╔══
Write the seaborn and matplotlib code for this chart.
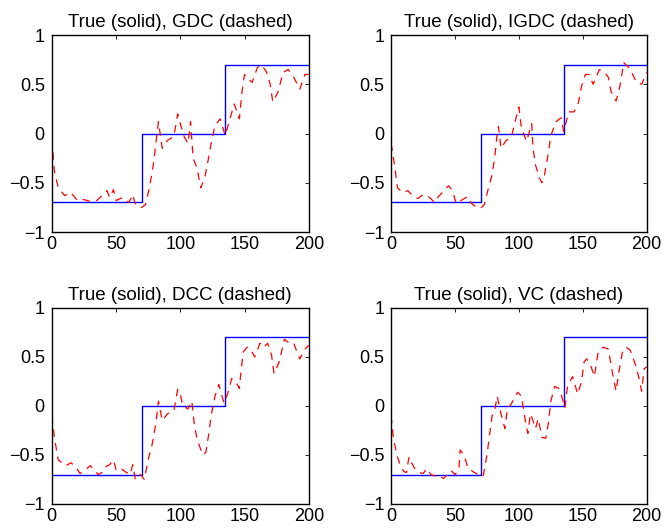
import numpy as np
import pandas as pd
import matplotlib
matplotlib.use("Agg")
import matplotlib.pyplot as plt
import seaborn as sns

# True (solid) step function
true_t = [0, 70, 135, 200]
true_v = [-0.7, 0.0, 0.7, 0.7]

# GDC estimate
gdc_t = [0, 2, 5, 10, 15, 20, 25, 30, 35, 40, 43, 45, 48, 50, 55, 60, 63, 65, 70, 73,
         76, 79, 81, 83, 86, 90, 95, 98, 100, 103, 106, 108, 110, 113, 116, 119, 122, 124,
         127, 131, 135, 138, 142, 146, 148, 150, 153, 156, 160, 163, 167, 170, 172, 176,
         180, 184, 188, 193, 197, 200]
gdc_v = [-0.05, -0.38, -0.55, -0.63, -0.60, -0.68, -0.67, -0.69, -0.68, -0.62, -0.58, -0.65,
         -0.57, -0.68, -0.65, -0.70, -0.62, -0.72, -0.75, -0.72, -0.55, -0.32, -0.10, 0.12,
         -0.15, -0.07, -0.03, 0.20, 0.10, -0.03, -0.10, 0.12, -0.25, -0.35, -0.55, -0.45,
         -0.25, -0.10, 0.08, 0.15, -0.02, 0.12, 0.30, 0.15, 0.42, 0.60, 0.55, 0.52, 0.67,
         0.70, 0.63, 0.50, 0.32, 0.42, 0.62, 0.65, 0.58, 0.45, 0.60, 0.60]

# IGDC estimate
igdc_t = [0, 1, 3, 5, 9, 13, 17, 21, 25, 28, 31, 34, 37, 40, 42, 45, 48, 51, 56, 60, 63,
          66, 70, 73, 76, 79, 81, 83, 84, 86, 90, 94, 97, 100, 102, 106, 110, 111, 113, 116,
          118, 120, 123, 125, 129, 133, 135, 139, 143, 146, 149, 152, 155, 158, 163, 167,
          170, 172, 176, 179, 182, 186, 189, 192, 196, 200]
igdc_v = [-0.10, -0.18, -0.35, -0.55, -0.60, -0.58, -0.63, -0.66, -0.62, -0.63, -0.66, -0.70,
          -0.64, -0.60, -0.57, -0.53, -0.58, -0.71, -0.67, -0.64, -0.71, -0.74, -0.76, -0.72,
          -0.56, -0.42, -0.25, 0.00, 0.07, -0.15, -0.07, -0.04, 0.12, 0.27, 0.05, -0.08, 0.10,
          -0.15, -0.32, -0.45, -0.50, -0.42, -0.20, -0.02, 0.12, 0.16, 0.02, 0.22, 0.22, 0.28,
          0.48, 0.60, 0.60, 0.50, 0.65, 0.62, 0.57, 0.43, 0.33, 0.48, 0.72, 0.67, 0.60, 0.52,
          0.50, 0.62]

# DCC estimate
dcc_t = [0, 2, 5, 8, 11, 15, 19, 22, 26, 30, 33, 36, 39, 42, 45, 48, 50, 53, 57, 61, 63,
         65, 69, 72, 75, 78, 81, 83, 86, 90, 95, 98, 100, 102, 106, 109, 111, 113, 116, 118,
         120, 122, 124, 127, 130, 134, 137, 140, 143, 146, 147, 149, 152, 155, 158, 162, 165,
         168, 171, 173, 177, 181, 184, 188, 190, 193, 197, 200]
dcc_v = [-0.10, -0.32, -0.55, -0.58, -0.61, -0.58, -0.63, -0.69, -0.65, -0.61, -0.65, -0.70,
         -0.68, -0.62, -0.60, -0.55, -0.65, -0.63, -0.67, -0.70, -0.60, -0.75, -0.70, -0.75,
         -0.55, -0.40, -0.18, 0.05, -0.15, -0.08, -0.05, 0.17, 0.12, 0.00, -0.03, 0.05, -0.20,
         -0.33, -0.45, -0.50, -0.47, -0.30, -0.10, 0.10, 0.22, 0.03, 0.13, 0.28, 0.25, 0.18,
         0.32, 0.55, 0.60, 0.57, 0.50, 0.64, 0.60, 0.64, 0.52, 0.33, 0.45, 0.68, 0.65, 0.65,
         0.58, 0.48, 0.58, 0.62]

# VC estimate
vc_t = [0, 2, 5, 7, 10, 12, 14, 16, 19, 22, 25, 28, 31, 35, 38, 41, 44, 47, 50, 53, 54, 57,
        60, 64, 68, 72, 75, 77, 79, 81, 83, 86, 89, 91, 94, 97, 99, 102, 105, 107, 109, 111,
        113, 115, 118, 121, 123, 125, 128, 131, 133, 136, 138, 142, 146, 149, 151, 153, 156,
        159, 162, 166, 170, 173, 176, 178, 181, 184, 187, 191, 194, 196, 198, 200]
vc_v = [-0.10, -0.35, -0.52, -0.60, -0.67, -0.68, -0.52, -0.58, -0.65, -0.68, -0.69, -0.64,
        -0.70, -0.72, -0.72, -0.74, -0.70, -0.66, -0.70, -0.65, -0.45, -0.50, -0.63, -0.67,
        -0.70, -0.72, -0.50, -0.30, -0.10, -0.05, 0.10, -0.08, -0.23, -0.03, 0.02, 0.10, 0.14,
        0.10, -0.15, -0.28, -0.08, -0.15, -0.23, -0.13, -0.32, -0.33, -0.18, 0.05, 0.20, 0.18,
        0.12, -0.02, 0.20, 0.30, 0.12, 0.25, 0.45, 0.48, 0.42, 0.30, 0.55, 0.60, 0.58, 0.35,
        0.15, 0.33, 0.55, 0.60, 0.57, 0.43, 0.28, 0.15, 0.38, 0.40]

titles = ["True (solid), GDC (dashed)", "True (solid), IGDC (dashed)",
          "True (solid), DCC (dashed)", "True (solid), VC (dashed)"]
estimates = [(gdc_t, gdc_v), (igdc_t, igdc_v), (dcc_t, dcc_v), (vc_t, vc_v)]
xticks = [0, 50, 100, 150, 200]
yticks = [-1, -0.5, 0, 0.5, 1]
yticklabels = ["\u22121", "\u22120.5", "0", "0.5", "1"]

sns.set_style("white")
plt.rcParams['font.family'] = ['Liberation Sans', 'DejaVu Sans']
plt.rcParams['text.color'] = 'black'

fig = plt.figure(figsize=(6.64, 5.31), dpi=100)
positions = [
    [0.078, 0.563, 0.387, 0.371],
    [0.589, 0.563, 0.385, 0.371],
    [0.078, 0.051, 0.387, 0.369],
    [0.589, 0.051, 0.385, 0.369],
]

true_df = pd.DataFrame({"t": true_t, "v": true_v})
for pos, title, (et, ev) in zip(positions, titles, estimates):
    ax = fig.add_axes(pos)
    sns.lineplot(data=true_df, x="t", y="v", ax=ax, color="#0000ff", lw=1.0,
                 drawstyle="steps-post", estimator=None, sort=False)
    est_df = pd.DataFrame({"t": et, "v": ev})
    sns.lineplot(data=est_df, x="t", y="v", ax=ax, color="#ff0000", lw=0.9,
                 linestyle=(0, (6, 5)), estimator=None, sort=False)
    ax.set_xlim(0, 200)
    ax.set_ylim(-1, 1)
    ax.set_xticks(xticks)
    ax.set_xticklabels([str(x) for x in xticks])
    ax.set_yticks(yticks)
    ax.set_yticklabels(yticklabels)
    ax.set_xlabel("")
    ax.set_ylabel("")
    ax.tick_params(direction="in", length=3, width=0.6, top=True, right=True,
                   labelsize=13, colors="black")
    ax.tick_params(axis="x", pad=3)
    ax.tick_params(axis="y", pad=5)
    for s in ax.spines.values():
        s.set_color("black")
        s.set_linewidth(1.0)
    ax.set_title(title, fontsize=13.5, pad=6, color="black")

fig.savefig("out.png", dpi=100)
╚══
## WORK INSTRUCTIONS
Write out nothing but the lines from the start of the data through the line with "0.45, 0.60, 0.60]". Leave out the pictures.

## SOLUTION TO THIS EXERCISE
Write the seaborn and matplotlib code for this chart.
import numpy as np
import pandas as pd
import matplotlib
matplotlib.use("Agg")
import matplotlib.pyplot as plt
import seaborn as sns

# True (solid) step function
true_t = [0, 70, 135, 200]
true_v = [-0.7, 0.0, 0.7, 0.7]

# GDC estimate
gdc_t = [0, 2, 5, 10, 15, 20, 25, 30, 35, 40, 43, 45, 48, 50, 55, 60, 63, 65, 70, 73,
         76, 79, 81, 83, 86, 90, 95, 98, 100, 103, 106, 108, 110, 113, 116, 119, 122, 124,
         127, 131, 135, 138, 142, 146, 148, 150, 153, 156, 160, 163, 167, 170, 172, 176,
         180, 184, 188, 193, 197, 200]
gdc_v = [-0.05, -0.38, -0.55, -0.63, -0.60, -0.68, -0.67, -0.69, -0.68, -0.62, -0.58, -0.65,
         -0.57, -0.68, -0.65, -0.70, -0.62, -0.72, -0.75, -0.72, -0.55, -0.32, -0.10, 0.12,
         -0.15, -0.07, -0.03, 0.20, 0.10, -0.03, -0.10, 0.12, -0.25, -0.35, -0.55, -0.45,
         -0.25, -0.10, 0.08, 0.15, -0.02, 0.12, 0.30, 0.15, 0.42, 0.60, 0.55, 0.52, 0.67,
         0.70, 0.63, 0.50, 0.32, 0.42, 0.62, 0.65, 0.58, 0.45, 0.60, 0.60]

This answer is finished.